» **Given task**
All the data must come back unchanged, except that pictures are left out.

» **Available data**
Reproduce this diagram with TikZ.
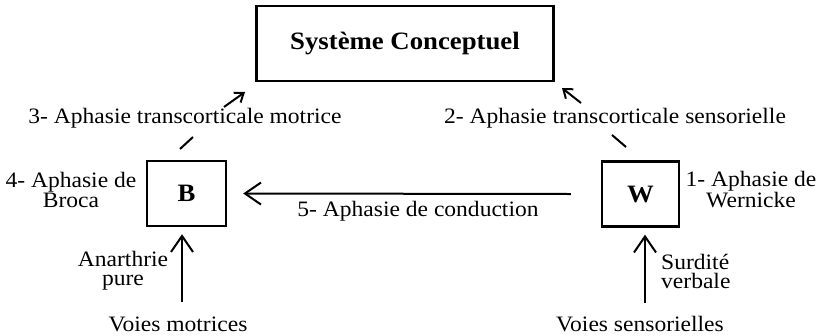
\documentclass[tikz,border=0pt]{standalone}
\usepackage{fontspec}
\setmainfont{Liberation Serif}[FakeStretch=1.07]
\usetikzlibrary{arrows.meta}
\begin{document}
\begin{tikzpicture}[x=1pt,y=-1pt,
  box/.style={draw,line width=2.4pt,rectangle,inner sep=0pt},
  lbl/.style={font=\fontsize{22}{19}\selectfont,inner sep=0pt,align=center},
  big/.style={line width=2pt,-{Straight Barb[length=16pt,width=22pt,line width=2pt]}},
  small/.style={line width=2pt,-{Straight Barb[length=8pt,width=12pt,line width=2pt]}},
  seg/.style={line width=2pt}]
\useasboundingbox (0,0) rectangle (818,335);
% boxes
\node[box,minimum width=297pt,minimum height=75pt,font=\fontsize{25}{28}\selectfont\bfseries] (sys) at (405,43.5) {Système Conceptuel};
\node[box,minimum width=79pt,minimum height=65pt,font=\fontsize{25}{28}\selectfont\bfseries] (B) at (186.5,193.5) {B};
\node[box,minimum width=77pt,minimum height=65pt,font=\fontsize{25}{28}\selectfont\bfseries] (W) at (640.5,194) {W};
% labels
\node[lbl] (l3) at (185,118) {3- Aphasie transcorticale motrice};
\node[lbl] (l2) at (615,118) {2- Aphasie transcorticale sensorielle};
\node[lbl] (l5) at (418,211) {5- Aphasie de conduction};
\node[lbl] (l4) at (71,190) {4- Aphasie de\\Broca};
\node[lbl] (l1) at (751,190) {1- Aphasie de\\Wernicke};
\node[lbl] (ap) at (123,271) {Anarthrie\\pure};
\node[lbl,align=left,anchor=west] (sv) at (661,271) {Surdité\\verbale};
\node[lbl] (vm) at (178,324) {Voies motrices};
\node[lbl] (vs) at (640,324) {Voies sensorielles};
% connector coordinates
\coordinate (b1) at (180,149);
\coordinate (b2) at (193,137);
\coordinate (b3) at (224,107);
\coordinate (b4) at (245,92);
\coordinate (w1) at (626,147);
\coordinate (w2) at (612,135);
\coordinate (w3) at (581,103);
\coordinate (w4) at (562,88);
\coordinate (bm) at (182,302);
\coordinate (ws) at (645,303);
% connectors
\draw[seg] (b1) -- (b2);
\draw[small] (b3) -- (b4);
\draw[seg] (w1) -- (w2);
\draw[small] (w3) -- (w4);
\draw[big] ([xshift=-30pt]W.west) -- ([xshift=16pt]B.east);
\draw[big,shorten >=7pt] (bm) -- (bm |- B.south);
\draw[big,shorten >=7pt] (ws) -- (ws |- W.south);
\end{tikzpicture}
\end{document}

» **Answer for this exercise**
Reproduce this diagram with TikZ.
\documentclass[tikz,border=0pt]{standalone}
\usepackage{fontspec}
\setmainfont{Liberation Serif}[FakeStretch=1.07]
\usetikzlibrary{arrows.meta}
\begin{document}
\begin{tikzpicture}[x=1pt,y=-1pt,
  box/.style={draw,line width=2.4pt,rectangle,inner sep=0pt},
  lbl/.style={font=\fontsize{22}{19}\selectfont,inner sep=0pt,align=center},
  big/.style={line width=2pt,-{Straight Barb[length=16pt,width=22pt,line width=2pt]}},
  small/.style={line width=2pt,-{Straight Barb[length=8pt,width=12pt,line width=2pt]}},
  seg/.style={line width=2pt}]
\useasboundingbox (0,0) rectangle (818,335);
% boxes
\node[box,minimum width=297pt,minimum height=75pt,font=\fontsize{25}{28}\selectfont\bfseries] (sys) at (405,43.5) {Système Conceptuel};
\node[box,minimum width=79pt,minimum height=65pt,font=\fontsize{25}{28}\selectfont\bfseries] (B) at (186.5,193.5) {B};
\node[box,minimum width=77pt,minimum height=65pt,font=\fontsize{25}{28}\selectfont\bfseries] (W) at (640.5,194) {W};
% labels
\node[lbl] (l3) at (185,118) {3- Aphasie transcorticale motrice};
\node[lbl] (l2) at (615,118) {2- Aphasie transcorticale sensorielle};
\node[lbl] (l5) at (418,211) {5- Aphasie de conduction};
\node[lbl] (l4) at (71,190) {4- Aphasie de\\Broca};
\node[lbl] (l1) at (751,190) {1- Aphasie de\\Wernicke};
\node[lbl] (ap) at (123,271) {Anarthrie\\pure};
\node[lbl,align=left,anchor=west] (sv) at (661,271) {Surdité\\verbale};
\node[lbl] (vm) at (178,324) {Voies motrices};
\node[lbl] (vs) at (640,324) {Voies sensorielles};
% connector coordinates
\coordinate (b1) at (180,149);
\coordinate (b2) at (193,137);
\coordinate (b3) at (224,107);
\coordinate (b4) at (245,92);
\coordinate (w1) at (626,147);
\coordinate (w2) at (612,135);
\coordinate (w3) at (581,103);
\coordinate (w4) at (562,88);
\coordinate (bm) at (182,302);
\coordinate (ws) at (645,303);
% connectors
\draw[seg] (b1) -- (b2);
\draw[small] (b3) -- (b4);
\draw[seg] (w1) -- (w2);
\draw[small] (w3) -- (w4);
\draw[big] ([xshift=-30pt]W.west) -- ([xshift=16pt]B.east);
\draw[big,shorten >=7pt] (bm) -- (bm |- B.south);
\draw[big,shorten >=7pt] (ws) -- (ws |- W.south);
\end{tikzpicture}
\end{document}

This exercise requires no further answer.